Alaskan Range: Gizmo's
"Delving through dusty boxes of the library’s historical records has left me musing about innovations, and fittingly filthy. Many new technologies have come and gone in my two decades on the job here in Fairbanks, and many more in the preceding epochs,'' writes librarian and columnist Greg Hill.
For example, our library’s hand-written circulation statistics from January, 1974 indicate that 522 LP records and 13 film strips were borrowed, and that the slide projector was lent 12 times. What with the rise of personal computers, internet, and online databases, as well as the evolution of communications driven by ever-evolving social media technology, change is the name of the library game.
Or is it? As the philosopher Edmund Burke suggested, “People will not look forward to posterity, who never look backward to their ancestors.” Five thousand years ago, when writing and libraries were invented, my professional predecessors were engaged in the same pursuits that fill my days: gathering information, organizing and protecting it, and disseminating it to those who are permitted to use it. They collected clay tablets, while we’ve moved on to digital records, but the prime functions remain unchanged. America’s library innovation was to create libraries that everyone can use, not just the rulers and their pals.
Innovations in communication are happening so fast that scads of websites are dedicated to tracking them. Some new ideas are better than others. One such site, Gizmodo.com, is described by Wikipedia as “a technology weblog about consumer electronics … known for its up-to-date coverage of the technology industry, along with topics as broad as design; architecture; space and science.” There you’ll find reviews ranging from “The Best Affordable Pro Compact Camera” – the Sony NEX-C3 – to a plastic device to facilitate the peeling and de-stringing of bananas – don’t bother buying it. By the way, those banana strings are more properly known as “phloem bundles,” because “phloem” is the “food-conducting tissue of vascular plants,” according to the American Heritage Dictionary.
The tide of human innovation often rises to meet critical needs. During World War II, for example, prisoners of war needed help to escape, and the answer came from the game Monopoly. The game had been licensed to a British firm in 1935, and that manufacturer agreed to develop special versions of their game that included hidden silk maps, local currency, compasses, and screw-together files. The Nazis then unwittingly permitted fictitious relief organizations to distribute the rigged Monopolies to prison camps.
That conflict also produced duct tape. Developed by Johnson and Johnson, the tape was originally used for sealing ammunition boxes. It was based on cloth adhesive tape that was invented by the Minnesota Mining and Manufacture (now called 3-M), but J&J used tough green cotton duck material to waterproof it.
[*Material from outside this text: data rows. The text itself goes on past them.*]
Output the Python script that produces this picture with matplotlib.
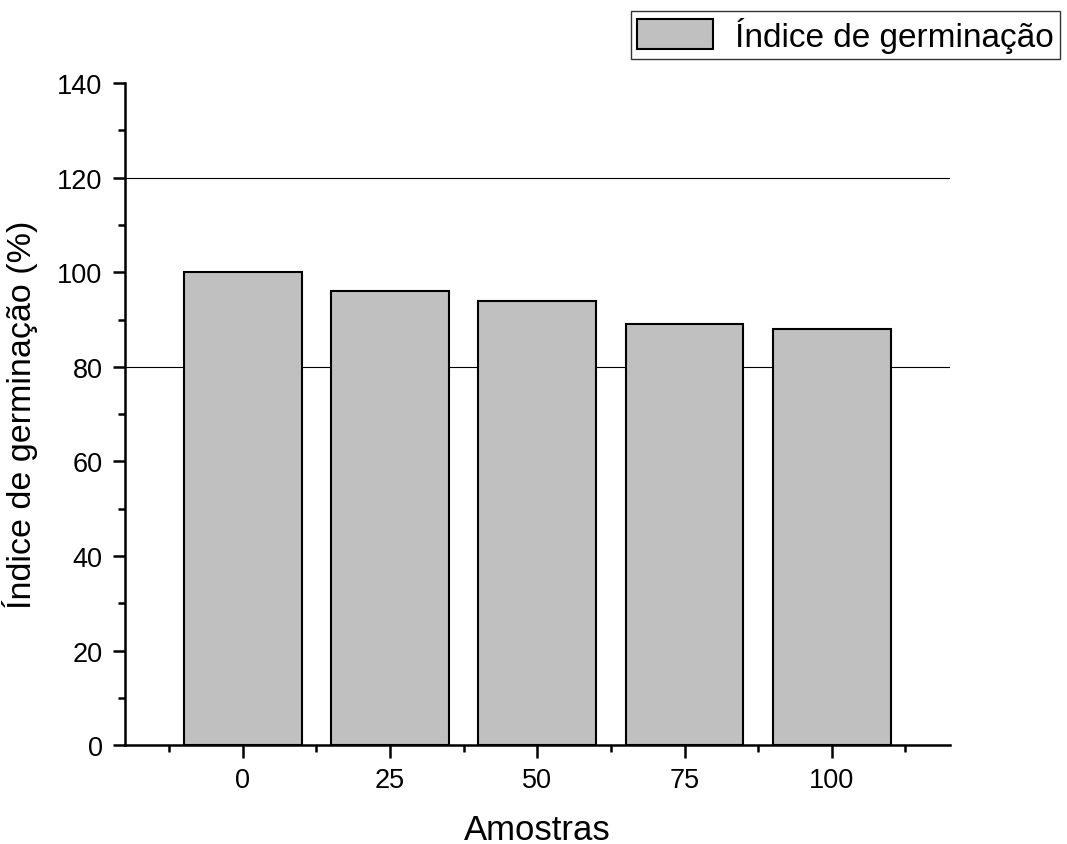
import matplotlib
matplotlib.use('Agg')
import matplotlib.pyplot as plt
from matplotlib.ticker import MultipleLocator, FixedLocator

plt.rcParams['font.family'] = ['Liberation Sans', 'DejaVu Sans']

# data
amostras = ['0', '25', '50', '75', '100']
indice = [100, 96, 94, 89, 88]
ref_lines = [80, 120]

fig = plt.figure(figsize=(10.67, 8.45), dpi=100)
ax = fig.add_axes([0.117, 0.117, 0.773, 0.7835])

pos = list(range(len(amostras)))
ax.bar(pos, indice, width=0.8, color='#c0c0c0', edgecolor='black',
       linewidth=1.5, label='Índice de germinação', zorder=3)
for yv in ref_lines:
    ax.axhline(yv, color='black', linewidth=0.8, zorder=1)

ax.set_xlim(-0.8, 4.8)
ax.set_ylim(0, 140)
ax.set_xticks(pos)
ax.set_xticklabels(amostras)
ax.xaxis.set_minor_locator(FixedLocator([p - 0.5 for p in pos] + [pos[-1] + 0.5]))
ax.yaxis.set_major_locator(MultipleLocator(20))
ax.yaxis.set_minor_locator(MultipleLocator(10))

for s in ['top', 'right']:
    ax.spines[s].set_visible(False)
for s in ['left', 'bottom']:
    ax.spines[s].set_linewidth(1.8)

ax.tick_params(which='major', direction='out', length=9, width=1.8,
               labelsize=19.5, pad=7)
ax.tick_params(which='minor', direction='out', length=5, width=1.8)

ax.set_xlabel('Amostras', fontsize=25, labelpad=14)
ax.set_ylabel('Índice de germinação (%)', fontsize=24.5, labelpad=14)

leg = ax.legend(loc='upper left', bbox_to_anchor=(0.591, 0.986), bbox_transform=fig.transFigure,
                fontsize=24, frameon=True, fancybox=False, edgecolor='black',
                handlelength=2.3, handleheight=1.0, borderpad=0.18, handletextpad=0.65,
                borderaxespad=0.0)
leg.get_frame().set_linewidth(1.0)

fig.savefig('out.png', dpi=100)
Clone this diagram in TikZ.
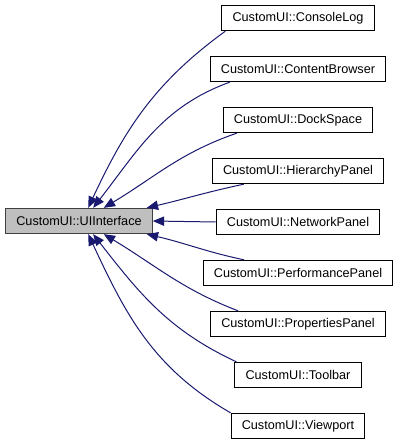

That imperviousness to moisture is not why the stuff was originally known as “duck” tape. “Cotton duck” is a corruption of “doek,” the Dutch term for “linen canvas.” What makes it “heavy”? Duck’s weight is determined by weighing a 36X22-inch piece of material, the scale ranging from seven ounces for light canvas clothing to eighteen ounces for sandbags. Your twelve ounce duck Carhartts are in the middle. After the war duck tape’s color was changed to silver to better match ductwork, and the name evolved from duck to duct. The stuff was so sticky that the rolls would adhere to each other, and it didn’t become really popular until the manufacturer began shrink-wrapping the rolls to prevent that.
Librarians use all sorts of tape: binding, hinge, masking, strapping, double-sided, painter’s, and shipping, among them. We don’t purchase recording tape these days, although lots of people still use audio cassettes, judging by their enduring popularity at our library. Audio cassettes were new-fangled in January 1974, when our library lent ninety-one of them, but the duration of “cutting edge” has decreased markedly since cassettes’ hey-day.
Not all innovations are as worthy as public libraries and duct tape. Gizmodo also reported on a new television remote control that changes channels randomly when it detects flatulence, and a lipstick that holds a 4.5 mm pistol. As Ralph Waldo Emerson once noted, “the inventions are excellent but the inventors one is sometimes ashamed of.”